The routing logic, at a high level:
on_message(slack_user_id, text):
pod = lookup_agent_pod(slack_user_id)
if pod is None:
reply("No agent found. Send /setup-agent to create one.")
return
response = forward_to_pod(pod, text)
reply(response)
on_command("/setup-agent", slack_user_id):
if agent_exists(slack_user_id):
reply("You already have an agent running.")
return
create_pvc(slack_user_id)
create_pod(slack_user_id)
wait_for_ready(slack_user_id)
reply("Your agent is ready.")
What each agent would enable
If this worked as designed, each person would get a personal AI assistant that:
-
Answers questions about company data. “What’s the status of pipeline X?” translates to an ES query, runs it, returns formatted results. No one needs to know the query DSL.
-
Sets up personal alerts. “Tell me every morning if there are any anomalies from yesterday.” The user configures this through chat. Their agent runs the cron job, checks the data, DMs them if something triggers. Other users’ alerts are completely separate.
-
Builds custom skills. A data analyst might create a skill that generates weekly summary reports in a specific format. An engineer might create one that checks deployment status. These are per-user — they don’t affect anyone else.
-
Maintains conversation context. Each agent remembers past conversations. “Remember that query I ran last week about sensor data?” — it can recall that because the session history is on their PVC.
The key insight: everyone starts with the same base (readonly data access, security defaults), but each person’s agent diverges over time based on how they use it. The data analyst’s agent becomes good at reporting. The engineer’s agent becomes good at debugging. The PM’s agent becomes good at summarizing.
Estimated cost
Rough back-of-envelope numbers — I haven’t run this in production:
| EC2 per user | K8s pod per user | |
|---|---|---|
| Compute | ~$120/month (t3.xlarge) | ~$5-10/month (shared node) |
| Storage | EBS volume | PVC (1-5 GB) |
| Management | AMI updates, instance lifecycle | Image updates, pod restarts |
| Scaling | Manual or ASG | Built-in |
The main variable cost is still the model API. But that’s per-token, not per-agent — you’re paying for actual usage regardless of how many agents exist.
For a team of 30, I’d expect maybe $150-300/month in additional cluster resources (a couple extra nodes) plus model API costs. Compare that to $600-900/month for individual AI subscriptions that can’t access your data.
Open questions
Things I’d need to figure out before building this:
- The orchestrator. Routing and provisioning logic is straightforward on paper; the hard part is making it reliable — pod readiness, retries, stale mappings, upgrades.

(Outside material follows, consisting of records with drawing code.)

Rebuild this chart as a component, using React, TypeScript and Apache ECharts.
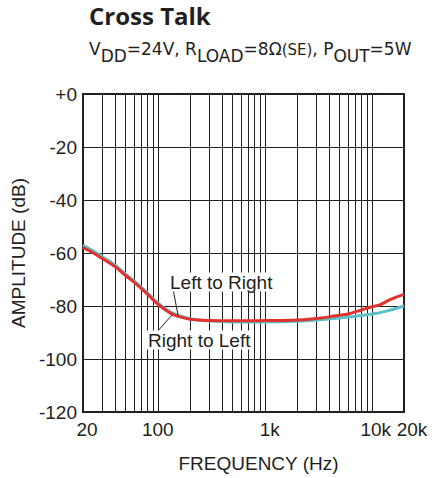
import React, { useEffect, useRef } from "react";
import * as echarts from "echarts";

const FONT = "'Liberation Sans', Arial, sans-serif";
const TFONT = "'DejaVu Sans', sans-serif";
const HFONT = "'Open Sans', sans-serif";
const INK = "#231f20";

const redFreq = [20, 25, 30, 40, 50, 60, 80, 100, 130, 150, 200, 300, 500, 1000, 2000, 3000, 4000, 5000, 6000, 8000, 10000, 12000, 15000, 20000];
const redDb = [-58, -60, -62, -65.2, -68.5, -71, -75.5, -79.3, -82.6, -83.7, -85, -85.5, -85.6, -85.5, -85.3, -84.7, -84.1, -83.5, -83, -81.5, -80.3, -79.5, -77.5, -75.6];

const cyanFreq = [20, 25, 30, 40, 50, 60, 80, 100, 130, 150, 200, 300, 500, 1000, 2000, 3000, 5000, 8000, 10000, 12000, 15000, 20000];
const cyanDb = [-57, -59.3, -61.3, -64.6, -68, -70.5, -75, -78.8, -82.2, -83.3, -84.8, -85.6, -86, -86, -85.8, -85.3, -84.5, -83.6, -83, -82.5, -81.5, -80];

const gridFreqs = [20, 30, 40, 50, 60, 70, 80, 90, 100, 200, 300, 400, 500, 600, 700, 800, 900, 1000, 2000, 3000, 4000, 5000, 6000, 7000, 8000, 9000, 10000, 20000];
const xLabelValues = [20, 100, 1000, 10000, 20000];
const xLabelTexts = ["20", "100", "1k", "10k", "20k"];
const xLabelShift = ["s8", "s0", "s10", "s8", "s16"];

export default function App() {
  const ref = useRef<HTMLDivElement>(null);
  useEffect(() => {
    const chart = echarts.init(ref.current!, null, { renderer: "svg" });
    const rich: any = {};
    [0, 8, 10, 16].forEach((p) => {
      rich["s" + p] = { fontSize: 19, fontFamily: FONT, color: INK, padding: [0, 0, 0, p] };
    });
    const option: any = {
      animation: false,
      backgroundColor: "#fff",
      title: [
        {
          text: "Cross Talk",
          left: 89,
          top: 3,
          padding: 0,
          textStyle: { fontSize: 24, fontWeight: "bold", fontFamily: HFONT, color: INK },
        },
        {
          text: "{n|V}{b|DD}{n|=24V, R}{b|LOAD}{n|=8Ω}{c|(SE)}{n|, P}{b|OUT}{n|=5W}",
          left: 89,
          top: 40,
          padding: 0,
          textStyle: {
            fontWeight: "normal",
            rich: {
              n: { fontSize: 17, fontWeight: "normal", fontFamily: TFONT, color: INK, verticalAlign: "bottom", padding: [0, 0, 7, 0] },
              b: { fontSize: 17, fontWeight: "normal", fontFamily: TFONT, color: INK, verticalAlign: "bottom" },
              c: { fontSize: 15, fontWeight: "normal", fontFamily: TFONT, color: INK, verticalAlign: "bottom", padding: [0, 0, 7, 0] },
            },
          },
        },
      ],
      grid: {
        left: 83,
        right: 35,
        top: 94,
        bottom: 65,
        show: true,
        borderColor: INK,
        borderWidth: 2,
      },
      xAxis: {
        type: "log",
        logBase: 10,
        min: 20,
        max: 20000,
        name: "FREQUENCY (Hz)",
        nameLocation: "middle",
        nameGap: 42,
        nameTextStyle: { fontSize: 19, fontFamily: FONT, color: INK, padding: [0, 0, 0, 30] },
        axisLine: { show: true, lineStyle: { color: INK, width: 2 } },
        axisTick: { show: false, customValues: gridFreqs },
        splitLine: { show: true, lineStyle: { color: INK, width: 1 } },
        axisLabel: {
          customValues: xLabelValues,
          margin: 8,
          formatter: (v: number) => {
            let best = 0;
            xLabelValues.forEach((x, i) => {
              if (Math.abs(Math.log10(x) - Math.log10(v)) < Math.abs(Math.log10(xLabelValues[best]) - Math.log10(v))) best = i;
            });
            return "{" + xLabelShift[best] + "|" + xLabelTexts[best] + "}";
          },
          rich,
        },
      },
      yAxis: {
        type: "value",
        min: -120,
        max: 0,
        interval: 20,
        name: "AMPLITUDE (dB)",
        nameLocation: "middle",
        nameGap: 50,
        nameTextStyle: { fontSize: 19, fontFamily: FONT, color: INK },
        axisLine: { show: true, lineStyle: { color: INK, width: 2 } },
        axisTick: { show: false },
        splitLine: { show: true, lineStyle: { color: INK, width: 1 } },
        axisLabel: {
          fontSize: 19,
          fontFamily: FONT,
          color: INK,
          margin: 6,
          formatter: (v: number) => (v === 0 ? "+0" : String(v)),
        },
      },
      series: [
        {
          name: "Right to Left",
          type: "line",
          smooth: 0.4,
          symbol: "none",
          data: cyanFreq.map((f, i) => [f, cyanDb[i]]),
          lineStyle: { color: "#5cc0cc", width: 3 },
          z: 3,
        },
        {
          name: "Left to Right",
          type: "line",
          smooth: 0.4,
          symbol: "none",
          data: redFreq.map((f, i) => [f, redDb[i]]),
          lineStyle: { color: "#e2322b", width: 3 },
          z: 4,
        },
      ],
      graphic: [
        {
          type: "line",
          shape: { x1: 173, y1: 289, x2: 178, y2: 315 },
          style: { stroke: INK, lineWidth: 1 },
          z: 10,
        },
        {
          type: "line",
          shape: { x1: 156, y1: 333, x2: 172, y2: 315 },
          style: { stroke: INK, lineWidth: 1 },
          z: 10,
        },
        {
          type: "text",
          x: 169,
          y: 282,
          style: {
            text: "Left to Right",
            fontSize: 19,
            fontFamily: FONT,
            fill: INK,
            verticalAlign: "middle",
            backgroundColor: "#fff",
            padding: [0, 1],
          },
          z: 11,
        },
        {
          type: "text",
          x: 147,
          y: 340,
          style: {
            text: "Right to Left",
            fontSize: 19,
            fontFamily: FONT,
            fill: INK,
            verticalAlign: "middle",
            backgroundColor: "#fff",
            padding: [0, 1],
          },
          z: 11,
        },
      ],
    };
    chart.setOption(option);
    return () => chart.dispose();
  }, []);
  return (
    <div
      ref={ref}
      style={{ position: "fixed", left: 0, top: 0, width: 439, height: 478, background: "#fff" }}
    />
  );
}
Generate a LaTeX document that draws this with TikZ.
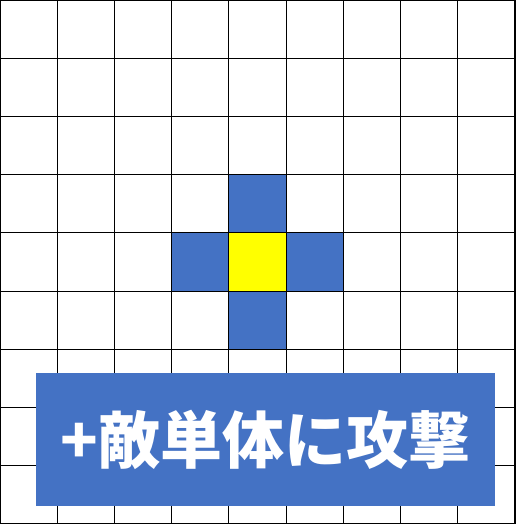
\documentclass[tikz,border=0pt]{standalone}
\usepackage{fontspec}
\newfontfamily\jpfont{Noto Sans CJK JP}
\usepackage{tikz}
\usetikzlibrary{positioning}

\begin{document}
\begin{tikzpicture}
	[x=57.22pt,y=-58.22pt,
	cell/.style={rectangle,draw=black,line width=1.1pt,minimum width=57.22pt,minimum height=58.22pt,inner sep=0pt},
	hit/.style={cell,fill={rgb,255:red,68;green,114;blue,196}},
	centre/.style={cell,fill={rgb,255:red,255;green,255;blue,0}},
	font=\jpfont]
	\useasboundingbox (0,0) rectangle (9,9);
	%GRID
	\foreach \x in {0,...,8}
	\foreach \y in {0,...,8}
	\node[cell] (c\x-\y) at (\x+0.5,\y+0.5) {};
	%RANGE
	\foreach \x/\y in {4/3,3/4,5/4,4/5}
	\node[hit] (h\x-\y) at (\x+0.5,\y+0.5) {};
	\node[centre] (me) at (4.5,4.5) {};
	\draw[line width=4pt] (c0-0.north west) rectangle (c8-8.south east);
	%LABEL
	\node[rectangle,fill={rgb,255:red,68;green,114;blue,196},minimum width=459pt,minimum height=133pt,
	text=white,font=\jpfont\bfseries\fontsize{62}{62}\selectfont] (tag) at (4.64,7.55) {+敵単体に攻撃};
\end{tikzpicture}
\end{document}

- Usage dashboards. Per-user token consumption, query volume, cron job frequency. Helps identify power users and cost outliers.
- Agent templates. Instead of everyone starting from the same base, offer role-based templates — “data analyst,” “engineer,” “PM” — with pre-configured skills relevant to that role.
- Graceful deprovisioning. When someone leaves the company, their pod and PVC should be cleaned up. Probably triggered by an HR system webhook or a manual admin command.
- Shared skills library. A way for users to publish skills they’ve built so others can install them. Customizations would otherwise stay siloed.
Takeaways
The pattern is really a Kubernetes swarm: one orchestrator, many isolated worker pods, shared secrets for readonly data access, per-user PVCs for persistent state.
That’s the part worth stealing. OpenClaw is just one possible workload — the same layout works for any per-user service you’d want to provision on demand through a single front door (Slack, HTTP gateway, whatever).
Kubernetes handles the hard parts: scheduling, restarts, resource isolation, network policy, storage. The orchestrator is the only custom piece, and it should be small. Everything else is standard K8s primitives: Deployments, PVCs, Secrets, NetworkPolicies.
If I do build this, each worker pod gives one person an isolated agent with readonly company data access and room to customize on top. But the architecture is the main artifact here — I’d start with the orchestrator and one test pod before rolling anything out broadly.